#### DO THIS:
Begin with the first line of the material and copy each line word for word through the line that contains "10, 11, 12];"; the pictures are left out.

#### DATASET SECTION:

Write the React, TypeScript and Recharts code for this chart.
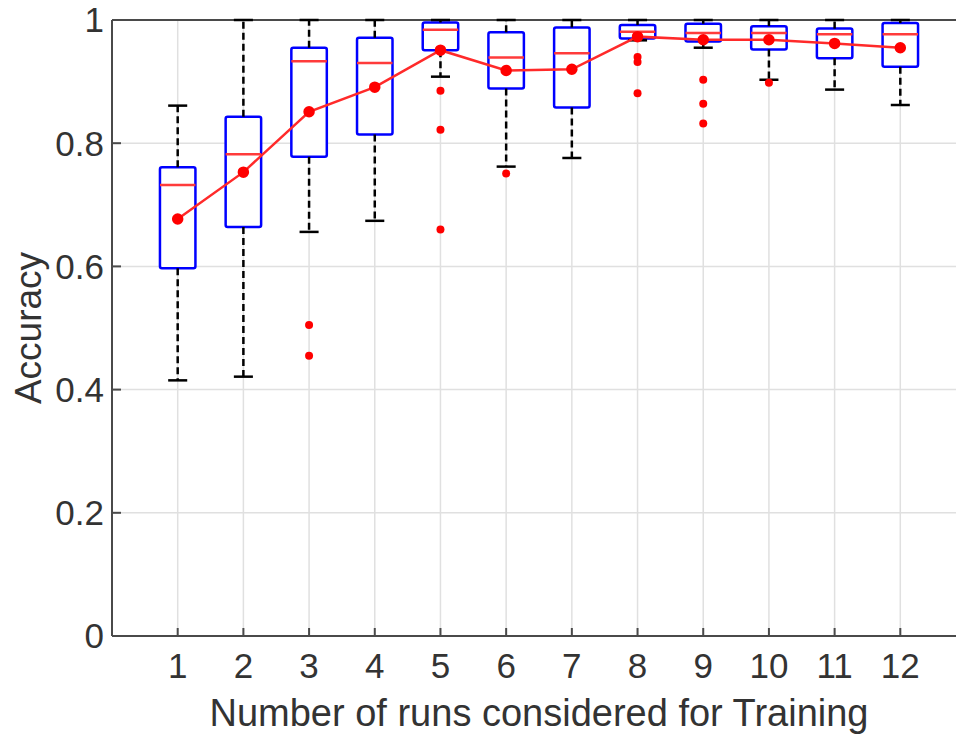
import React from 'react';
import {
  ComposedChart,
  Line,
  Scatter,
  XAxis,
  YAxis,
  CartesianGrid,
  ReferenceArea,
  ReferenceLine,
} from 'recharts';

// runs used for training (x positions)
const runs = [1, 2, 3, 4, 5, 6, 7, 8, 9, 10, 11, 12];

// box statistics
const q1 = [0.597, 0.664, 0.778, 0.814, 0.951, 0.889, 0.858, 0.970, 0.965, 0.952, 0.938, 0.924];
const q3 = [0.761, 0.843, 0.955, 0.971, 0.996, 0.980, 0.988, 0.992, 0.994, 0.990, 0.986, 0.995];
const medians = [0.732, 0.782, 0.933, 0.930, 0.984, 0.939, 0.946, 0.981, 0.979, 0.979, 0.977, 0.977];
const means = [0.677, 0.753, 0.851, 0.891, 0.951, 0.918, 0.920, 0.973, 0.968, 0.968, 0.962, 0.955];
const upperWhisker = [0.861, 1, 1, 1, 1, 1, 1, 1, 1, 1, 1, 1];
const lowerWhisker = [0.415, 0.421, 0.656, 0.674, 0.908, 0.762, 0.776, 0.967, 0.955, 0.903, 0.887, 0.862];

// outliers: [run, accuracy]
const outlierRuns = [3, 3, 5, 5, 5, 6, 8, 8, 8, 9, 9, 9, 10];
const outlierValues = [0.505, 0.455, 0.885, 0.822, 0.66, 0.751, 0.94, 0.932, 0.881, 0.903, 0.864, 0.832, 0.898];

const yTicks = [0, 0.2, 0.4, 0.6, 0.8, 1];

const meanRows = runs.map((x, i) => ({ x, mean: means[i] }));
const outlierRows = outlierRuns.map((x, i) => ({ x, y: outlierValues[i] }));

const FONT = 'Liberation Sans, Arial, sans-serif';
const TEXT = '#333';
const AXIS = '#4a4a4a';
const BOX_HALF = 0.27;
const CAP_HALF = 0.145;

const YTitle = (props: any) => {
  const vb = props.viewBox || { x: 0, y: 20, width: 112, height: 616 };
  const cx = vb.x + 41;
  const cy = vb.y + vb.height / 2;
  return (
    <text
      x={cx}
      y={cy}
      transform={`rotate(-90 ${cx} ${cy})`}
      textAnchor="middle"
      fontSize={37}
      fontFamily={FONT}
      fill={TEXT}
    >
      Accuracy
    </text>
  );
};

const OutlierDot = (props: any) => (
  <circle cx={props.cx} cy={props.cy} r={4} fill="#ff0000" />
);

const App: React.FC = () => {
  return (
    <div style={{ position: 'absolute', left: 0, top: 0, width: 956, height: 736, overflow: 'hidden', background: '#fff' }}>
      <ComposedChart
        width={966}
        height={736}
        data={meanRows}
        margin={{ top: 20, right: 0, bottom: 0, left: 0 }}
      >
        <CartesianGrid stroke="#e0e0e0" strokeWidth={1.5} />
        <XAxis
          type="number"
          dataKey="x"
          domain={[0, 13]}
          ticks={runs}
          interval={0}
          height={100}
          tickSize={-8}
          tickMargin={25}
          stroke={AXIS}
          strokeWidth={2}
          tick={{ fontSize: 35, fill: TEXT, fontFamily: FONT }}
          label={{
            value: 'Number of runs considered for Training',
            position: 'insideBottom',
            offset: 10,
            fontSize: 38,
            fill: TEXT,
            fontFamily: FONT,
          }}
        />
        <YAxis
          type="number"
          domain={[0, 1]}
          ticks={yTicks}
          interval={0}
          width={112}
          tickSize={-9}
          tickMargin={17}
          stroke={AXIS}
          strokeWidth={2}
          tick={{ fontSize: 35, fill: TEXT, fontFamily: FONT }}
          label={<YTitle />}
        />
        <ReferenceLine y={1} stroke={AXIS} strokeWidth={2} />

        {/* whiskers */}
        {runs.map((r, i) => (
          <ReferenceLine
            key={`wu${r}`}
            segment={[{ x: r, y: q3[i] }, { x: r, y: upperWhisker[i] }]}
            stroke="#000"
            strokeWidth={2.5}
            strokeDasharray="7 4"
          />
        ))}
        {runs.map((r, i) => (
          <ReferenceLine
            key={`wl${r}`}
            segment={[{ x: r, y: q1[i] }, { x: r, y: lowerWhisker[i] }]}
            stroke="#000"
            strokeWidth={2.5}
            strokeDasharray="7 4"
          />
        ))}
        {runs.map((r, i) => (
          <ReferenceLine
            key={`cu${r}`}
            segment={[{ x: r - CAP_HALF, y: upperWhisker[i] }, { x: r + CAP_HALF, y: upperWhisker[i] }]}
            stroke="#000"
            strokeWidth={2.5}
          />
        ))}
        {runs.map((r, i) => (
          <ReferenceLine
            key={`cl${r}`}
            segment={[{ x: r - CAP_HALF, y: lowerWhisker[i] }, { x: r + CAP_HALF, y: lowerWhisker[i] }]}
            stroke="#000"
            strokeWidth={2.5}
          />
        ))}

        {/* boxes */}
        {runs.map((r, i) => (
          <ReferenceArea
            key={`b${r}`}
            x1={r - BOX_HALF}
            x2={r + BOX_HALF}
            y1={q1[i]}
            y2={q3[i]}
            stroke="#0000ff"
            strokeWidth={2.5}
            fill="#ffffff"
            fillOpacity={1}
            radius={2}
          />
        ))}

        {/* medians */}
        {runs.map((r, i) => (
          <ReferenceLine
            key={`m${r}`}
            segment={[{ x: r - BOX_HALF, y: medians[i] }, { x: r + BOX_HALF, y: medians[i] }]}
            stroke="#ff3b3b"
            strokeWidth={2.5}
          />
        ))}

        <Line
          dataKey="mean"
          stroke="#ff2a2a"
          strokeWidth={2.5}
          dot={{ r: 4.5, fill: '#ff0000', stroke: '#ff0000' }}
          isAnimationActive={false}
        />
        <Scatter data={outlierRows} dataKey="y" shape={<OutlierDot />} isAnimationActive={false} />
      </ComposedChart>
    </div>
  );
};

export default App;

#### RESULT OF THE EXERCISE:
Write the React, TypeScript and Recharts code for this chart.
import React from 'react';
import {
  ComposedChart,
  Line,
  Scatter,
  XAxis,
  YAxis,
  CartesianGrid,
  ReferenceArea,
  ReferenceLine,
} from 'recharts';

// runs used for training (x positions)
const runs = [1, 2, 3, 4, 5, 6, 7, 8, 9, 10, 11, 12];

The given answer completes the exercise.